I agree with the other girls a mothers group might be good for you?

I have just started maternity leave and get bored easy (but now i have bub hub)
so i try and organise to meet at least 1 friend for a coffee each week!
Its important to have human interaction!

I agree with the eating thing....... I am getting worse! :eek:

jodiefullagar
09-11-2005, 11:54
I am going through much the same thing. My baby is 5 weeks old yesterday and I am finding it quite stressful to get out and about at this early stage.

I was supposed to go to a bub & mum movie with a friend this morning but my baby seems to be having a bit of a growth spurt so is feeding and when not feeding, screaming to be fed. I get really stressed at the thought of him screaming in public and knowing that the only way to placate him is to feed him which brings up issues of where to feed him as I am so not comfortable with feeding him in front of other people ... yet!
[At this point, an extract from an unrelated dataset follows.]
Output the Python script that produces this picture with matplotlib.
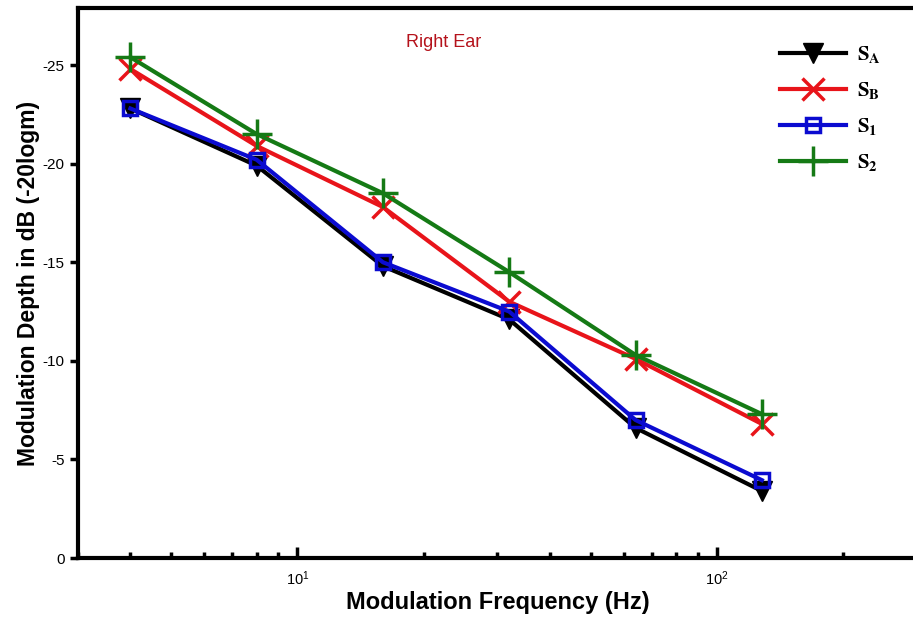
import numpy as np
import matplotlib
matplotlib.use("Agg")
import matplotlib.pyplot as plt

plt.rcParams['font.family'] = ['Liberation Sans', 'DejaVu Sans']
plt.rcParams['mathtext.fontset'] = 'stix'

freqs = [4, 8, 16, 32, 64, 128]
s_a = [-22.8, -19.9, -14.8, -12.1, -6.6, -3.4]
s_b = [-24.8, -20.9, -17.8, -13.0, -10.1, -6.8]
s_1 = [-22.8, -20.2, -15.0, -12.5, -7.0, -3.95]
s_2 = [-25.4, -21.5, -18.5, -14.5, -10.3, -7.3]
labels = [r'$\mathbf{S_A}$', r'$\mathbf{S_B}$', r'$\mathbf{S_1}$', r'$\mathbf{S_2}$']
yticks = [0, -5, -10, -15, -20, -25]

fig = plt.figure(figsize=(9.13, 6.23), dpi=100)
ax = fig.add_axes([0.0854, 0.1043, 0.919, 0.883])

l1, = ax.plot(freqs, s_a, color='black', lw=3, marker='v', ms=15)
l2, = ax.plot(freqs, s_b, color='#e8141a', lw=3, marker='x', ms=16, mew=2.5)
l3, = ax.plot(freqs, s_1, color='#0b0bd0', lw=3, marker='s', ms=10,
              mfc='none', mew=2.5)
l4, = ax.plot(freqs, s_2, color='#157a15', lw=3, marker='+', ms=22, mew=2.5)

ax.set_xscale('log')
ax.set_xlim(3, 300)
ax.set_ylim(0, -27.9)
ax.set_yticks(yticks)
ax.set_yticklabels([str(v) for v in yticks])

for sp in ax.spines.values():
    sp.set_linewidth(3)

ax.tick_params(axis='x', which='major', direction='in', length=8, width=2.5,
               labelsize=10.5, pad=8)
ax.tick_params(axis='x', which='minor', direction='in', length=4, width=2.5)
ax.tick_params(axis='y', which='major', direction='out', length=6, width=2.5,
               labelsize=11)

ax.set_xlabel('Modulation Frequency (Hz)', fontsize=17, fontweight='bold',
              labelpad=2)
ax.set_ylabel('Modulation Depth in dB (-20logm)', fontsize=16.5,
              fontweight='bold', labelpad=2)

ax.text(0.436, 0.938, 'Right Ear', transform=ax.transAxes, color='#b5121b',
        fontsize=13, ha='center', va='center')

ax.legend([l1, l2, l3, l4], labels, loc='upper left',
          bbox_to_anchor=(0.814, 0.968), frameon=False, handlelength=3.2,
          fontsize=15, labelspacing=0.72, handletextpad=0.5)

fig.savefig('out.png', dpi=100)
Makes it quite difficult even to go to the shops for a very quick visit!

I get confused about when to take him out for a walk and usually try as soon as I have given him a good feed - then cross my fingers that he won't suddenly get hungry as soon as I am out of the house!

Can someone tell me that it gets better as they get older - to give me hope!

Peaceangels
09-11-2005, 12:10
Hi and congratulations New Mama!
Feel lonely no longer - you have come to the right place! Adult interaction and more, its all here - enjoy!
You have received some really good advice already, so don't feel guilty about spending some time on your own.
Now's a good time to get out, while your bub sleeps alot. Mothers group is a good idea with a newborn (good to talk to other mums with bubs the same age), but playgroup is probably better when they are a bit older.
Looking forward to chatting with you!